**Requirements**
Render the material again word for word, skipping the pictures in it.

**Information shown**

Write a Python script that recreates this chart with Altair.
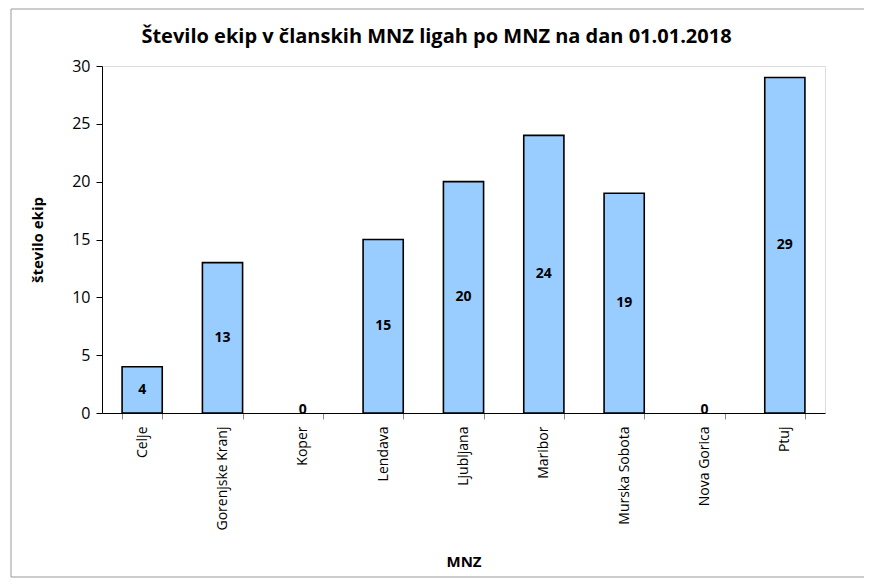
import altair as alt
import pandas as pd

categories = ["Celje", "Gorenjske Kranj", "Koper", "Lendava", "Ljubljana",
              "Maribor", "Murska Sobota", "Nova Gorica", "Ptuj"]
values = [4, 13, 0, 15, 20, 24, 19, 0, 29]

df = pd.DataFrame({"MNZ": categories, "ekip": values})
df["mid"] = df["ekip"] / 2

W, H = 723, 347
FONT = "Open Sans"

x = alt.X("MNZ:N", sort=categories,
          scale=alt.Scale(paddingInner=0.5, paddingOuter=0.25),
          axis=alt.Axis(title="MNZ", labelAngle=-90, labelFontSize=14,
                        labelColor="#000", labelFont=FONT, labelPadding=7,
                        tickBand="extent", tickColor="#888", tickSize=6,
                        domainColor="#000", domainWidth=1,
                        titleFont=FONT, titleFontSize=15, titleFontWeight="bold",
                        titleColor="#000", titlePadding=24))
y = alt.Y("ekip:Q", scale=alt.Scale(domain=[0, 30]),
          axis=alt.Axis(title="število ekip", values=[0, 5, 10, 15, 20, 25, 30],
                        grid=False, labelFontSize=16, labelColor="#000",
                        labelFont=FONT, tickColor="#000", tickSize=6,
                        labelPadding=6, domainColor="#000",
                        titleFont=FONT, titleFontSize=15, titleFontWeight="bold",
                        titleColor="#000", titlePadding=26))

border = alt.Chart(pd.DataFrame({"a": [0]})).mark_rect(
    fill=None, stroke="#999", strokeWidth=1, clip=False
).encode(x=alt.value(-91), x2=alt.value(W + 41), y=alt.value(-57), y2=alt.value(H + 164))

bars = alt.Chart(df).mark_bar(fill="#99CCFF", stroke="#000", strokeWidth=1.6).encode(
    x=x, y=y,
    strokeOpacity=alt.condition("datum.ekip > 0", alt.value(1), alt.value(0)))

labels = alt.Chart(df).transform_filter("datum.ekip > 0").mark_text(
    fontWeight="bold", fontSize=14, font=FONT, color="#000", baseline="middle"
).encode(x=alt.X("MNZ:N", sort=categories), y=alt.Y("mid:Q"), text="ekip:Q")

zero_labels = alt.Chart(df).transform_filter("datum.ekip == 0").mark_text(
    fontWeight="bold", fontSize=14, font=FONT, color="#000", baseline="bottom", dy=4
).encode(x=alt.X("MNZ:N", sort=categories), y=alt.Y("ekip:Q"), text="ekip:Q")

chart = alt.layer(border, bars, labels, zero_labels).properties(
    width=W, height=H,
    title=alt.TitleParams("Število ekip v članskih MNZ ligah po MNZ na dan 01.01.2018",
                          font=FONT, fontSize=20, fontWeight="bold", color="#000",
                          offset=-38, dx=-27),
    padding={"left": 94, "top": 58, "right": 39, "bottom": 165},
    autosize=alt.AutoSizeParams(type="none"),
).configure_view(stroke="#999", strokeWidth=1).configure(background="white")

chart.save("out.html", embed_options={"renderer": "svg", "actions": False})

**Exercise result**
Write a Python script that recreates this chart with Altair.
import altair as alt
import pandas as pd

categories = ["Celje", "Gorenjske Kranj", "Koper", "Lendava", "Ljubljana",
              "Maribor", "Murska Sobota", "Nova Gorica", "Ptuj"]
values = [4, 13, 0, 15, 20, 24, 19, 0, 29]

df = pd.DataFrame({"MNZ": categories, "ekip": values})
df["mid"] = df["ekip"] / 2

W, H = 723, 347
FONT = "Open Sans"

x = alt.X("MNZ:N", sort=categories,
          scale=alt.Scale(paddingInner=0.5, paddingOuter=0.25),
          axis=alt.Axis(title="MNZ", labelAngle=-90, labelFontSize=14,
                        labelColor="#000", labelFont=FONT, labelPadding=7,
                        tickBand="extent", tickColor="#888", tickSize=6,
                        domainColor="#000", domainWidth=1,
                        titleFont=FONT, titleFontSize=15, titleFontWeight="bold",
                        titleColor="#000", titlePadding=24))
y = alt.Y("ekip:Q", scale=alt.Scale(domain=[0, 30]),
          axis=alt.Axis(title="število ekip", values=[0, 5, 10, 15, 20, 25, 30],
                        grid=False, labelFontSize=16, labelColor="#000",
                        labelFont=FONT, tickColor="#000", tickSize=6,
                        labelPadding=6, domainColor="#000",
                        titleFont=FONT, titleFontSize=15, titleFontWeight="bold",
                        titleColor="#000", titlePadding=26))

border = alt.Chart(pd.DataFrame({"a": [0]})).mark_rect(
    fill=None, stroke="#999", strokeWidth=1, clip=False
).encode(x=alt.value(-91), x2=alt.value(W + 41), y=alt.value(-57), y2=alt.value(H + 164))

bars = alt.Chart(df).mark_bar(fill="#99CCFF", stroke="#000", strokeWidth=1.6).encode(
    x=x, y=y,
    strokeOpacity=alt.condition("datum.ekip > 0", alt.value(1), alt.value(0)))

labels = alt.Chart(df).transform_filter("datum.ekip > 0").mark_text(
    fontWeight="bold", fontSize=14, font=FONT, color="#000", baseline="middle"
).encode(x=alt.X("MNZ:N", sort=categories), y=alt.Y("mid:Q"), text="ekip:Q")

zero_labels = alt.Chart(df).transform_filter("datum.ekip == 0").mark_text(
    fontWeight="bold", fontSize=14, font=FONT, color="#000", baseline="bottom", dy=4
).encode(x=alt.X("MNZ:N", sort=categories), y=alt.Y("ekip:Q"), text="ekip:Q")

chart = alt.layer(border, bars, labels, zero_labels).properties(
    width=W, height=H,
    title=alt.TitleParams("Število ekip v članskih MNZ ligah po MNZ na dan 01.01.2018",
                          font=FONT, fontSize=20, fontWeight="bold", color="#000",
                          offset=-38, dx=-27),
    padding={"left": 94, "top": 58, "right": 39, "bottom": 165},
    autosize=alt.AutoSizeParams(type="none"),
).configure_view(stroke="#999", strokeWidth=1).configure(background="white")

chart.save("out.html", embed_options={"renderer": "svg", "actions": False})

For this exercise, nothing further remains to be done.